Generally, essential oils appear at the back of the ingredient listing. First 2-3 oils on the ingredient listing are carrier oils. Some inci lists refer to some ingredients as xxx extract, well these ‘extracts’ possess different properties to essentials oils and cannot be used interchangeably.

Essential Oils carry distinct characteristics, properties and aroma of the plant, flower or root. I will break down examples of Essential Oils based on their family of origin:

Flowers & Leaves: Rose, Lavender, Rosemary, Parsley, Tea Tree, Neroli, Palmarosa, Petitgrain, Bergamot, Marshmallow, Mandarin, Rosemary, Acacia flower, Ylang Ylang, Jasmine, Evening Primrose, Blue Tansy, Saffron, Peppermint or Mint, Marigold, Chamomile, Vetiver, Moringa, etc.

Roots: Turmeric, Lotus root, Ginger, Angelica,Sandalwood (not technically a root) etc.

Spices: Black Cumin, Cinnamon, Clove, Licorice, Cardamom, Fenugreek, etc.

Benefits (scent, therapeutic and aromatherapy benefits) are many, depending on each class of oil and its individual properties. In addition, essentials oils are also used for aromatherapy. Inhaling a deep breath of essentials oils triggers and invigorates senses in your mind and body. I’ve always enjoyed burning essential oils in my oil burner. Obviously, very versatile in nature they can be used for myriad purposes.

These oils are sold in glass bottles, due to the concentrated strength plastic bottles are not the best option. Also, generally sold in smaller quantities such as 10ml – 20ml. They don’t go rancid but over a period of time they can loose its peculiar properties.

Carrier Oils or Base Oils or: Just as the name suggests, they’re “carriers” for essential oils. With a larger molecular structure they don’t penetrate as deep but nourish the upper layers of skin. They’re generally from fatty portion of seeds, plants, and nuts. Unlike essential oils they are not potent or concentrated and can be used in larger (generous) quantities. These oils do tend to go rancid over a period of time.

Examples include: Apricot, Jojoba, Coconut, Castor, Avocado, Almond, Macadamia, Chia Seed, Kukui, Tamanu, Argan, Borage, Sea Buckthorn, Camellia, Hibiscus, Rosehip, Sweet Almond, Prickly Pear, Avocado, Olive, Grapeseed, Sacha Inchi (Peruvian peanut), Meadowfoam (high in omegas), Walnut, St. John’s Wort, Wheatgerm oil (highest form in vitamin e), Sesame, etc.
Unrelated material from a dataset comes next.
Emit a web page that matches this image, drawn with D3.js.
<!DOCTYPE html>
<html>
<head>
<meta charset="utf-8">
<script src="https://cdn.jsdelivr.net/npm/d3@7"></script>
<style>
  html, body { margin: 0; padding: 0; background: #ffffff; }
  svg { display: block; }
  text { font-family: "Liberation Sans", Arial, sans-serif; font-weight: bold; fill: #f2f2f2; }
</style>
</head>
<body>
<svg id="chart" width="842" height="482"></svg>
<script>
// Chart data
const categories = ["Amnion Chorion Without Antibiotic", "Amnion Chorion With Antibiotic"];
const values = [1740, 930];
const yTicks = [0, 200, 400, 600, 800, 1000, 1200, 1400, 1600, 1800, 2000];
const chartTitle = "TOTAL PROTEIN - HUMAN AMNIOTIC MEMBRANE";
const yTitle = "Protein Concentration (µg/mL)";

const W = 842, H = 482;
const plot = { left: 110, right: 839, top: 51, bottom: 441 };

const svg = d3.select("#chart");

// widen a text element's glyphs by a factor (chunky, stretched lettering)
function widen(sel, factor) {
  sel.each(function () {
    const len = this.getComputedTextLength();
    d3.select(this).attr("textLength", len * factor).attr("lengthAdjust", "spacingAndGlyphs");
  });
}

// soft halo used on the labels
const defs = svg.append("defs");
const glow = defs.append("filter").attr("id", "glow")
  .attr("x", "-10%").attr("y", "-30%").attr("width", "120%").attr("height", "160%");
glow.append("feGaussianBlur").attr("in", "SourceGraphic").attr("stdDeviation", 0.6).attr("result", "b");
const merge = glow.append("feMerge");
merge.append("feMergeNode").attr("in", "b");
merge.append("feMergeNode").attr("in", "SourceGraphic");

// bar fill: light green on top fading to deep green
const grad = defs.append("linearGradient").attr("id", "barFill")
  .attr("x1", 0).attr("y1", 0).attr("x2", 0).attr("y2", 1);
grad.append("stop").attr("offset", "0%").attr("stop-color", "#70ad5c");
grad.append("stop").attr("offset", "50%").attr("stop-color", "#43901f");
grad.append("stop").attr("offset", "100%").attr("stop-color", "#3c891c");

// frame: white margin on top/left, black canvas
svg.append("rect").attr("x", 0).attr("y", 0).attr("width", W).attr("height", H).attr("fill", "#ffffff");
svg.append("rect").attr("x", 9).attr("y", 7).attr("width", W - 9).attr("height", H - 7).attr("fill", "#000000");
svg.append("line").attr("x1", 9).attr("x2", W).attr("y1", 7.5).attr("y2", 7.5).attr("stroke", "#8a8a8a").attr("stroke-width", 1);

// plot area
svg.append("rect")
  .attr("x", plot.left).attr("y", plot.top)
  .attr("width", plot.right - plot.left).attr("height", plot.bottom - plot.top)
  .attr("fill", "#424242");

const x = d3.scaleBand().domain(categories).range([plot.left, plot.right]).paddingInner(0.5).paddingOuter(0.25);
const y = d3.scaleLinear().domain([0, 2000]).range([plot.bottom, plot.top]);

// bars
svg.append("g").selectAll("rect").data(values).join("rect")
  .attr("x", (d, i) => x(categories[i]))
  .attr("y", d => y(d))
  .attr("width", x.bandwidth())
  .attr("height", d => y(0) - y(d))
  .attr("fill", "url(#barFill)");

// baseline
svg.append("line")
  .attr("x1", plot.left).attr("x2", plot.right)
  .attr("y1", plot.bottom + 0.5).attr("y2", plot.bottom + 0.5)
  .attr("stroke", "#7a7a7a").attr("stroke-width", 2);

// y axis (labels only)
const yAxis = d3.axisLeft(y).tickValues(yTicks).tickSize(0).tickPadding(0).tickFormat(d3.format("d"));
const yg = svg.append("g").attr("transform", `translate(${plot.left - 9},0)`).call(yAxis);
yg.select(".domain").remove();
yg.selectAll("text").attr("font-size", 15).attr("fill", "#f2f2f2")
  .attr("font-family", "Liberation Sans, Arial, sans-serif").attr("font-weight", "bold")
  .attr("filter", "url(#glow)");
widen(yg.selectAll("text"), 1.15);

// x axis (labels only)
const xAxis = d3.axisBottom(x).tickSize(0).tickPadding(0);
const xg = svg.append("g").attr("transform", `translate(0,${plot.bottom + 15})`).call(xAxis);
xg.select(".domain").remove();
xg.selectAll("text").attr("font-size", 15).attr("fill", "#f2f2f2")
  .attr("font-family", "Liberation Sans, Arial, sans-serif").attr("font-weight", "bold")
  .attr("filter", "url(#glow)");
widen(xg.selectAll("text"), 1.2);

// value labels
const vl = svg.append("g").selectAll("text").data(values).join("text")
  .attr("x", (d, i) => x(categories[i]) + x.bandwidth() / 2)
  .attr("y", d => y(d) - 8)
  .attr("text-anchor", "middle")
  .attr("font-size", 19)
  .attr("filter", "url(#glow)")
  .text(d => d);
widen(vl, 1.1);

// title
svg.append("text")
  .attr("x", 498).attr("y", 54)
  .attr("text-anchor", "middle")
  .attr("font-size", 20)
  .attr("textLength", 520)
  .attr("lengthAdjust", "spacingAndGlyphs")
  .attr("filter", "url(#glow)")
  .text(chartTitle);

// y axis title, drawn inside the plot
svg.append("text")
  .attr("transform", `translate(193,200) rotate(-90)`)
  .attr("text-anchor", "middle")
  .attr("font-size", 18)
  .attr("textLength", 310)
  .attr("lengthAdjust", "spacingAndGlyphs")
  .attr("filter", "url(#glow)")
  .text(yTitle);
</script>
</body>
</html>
Carrier oils are packaged in plastic or glass bottles and sold in larger quantities too.

To further your understanding of facial oils or body oils or facial cleansing oil or balm you’re currently using, I’d recommend, going through the ingredient listing so you can practice identifying carrier and essential oils (no I’m not giving you homework).

Many oils break down their ingredient listing based on how they were sourced. Some of the sourcing methods and nature of ingredients you may notice are Organic, Natural, Fair Trade, Wild Harvested, Natural, GMO free, USDA certified, from FDA approved facility.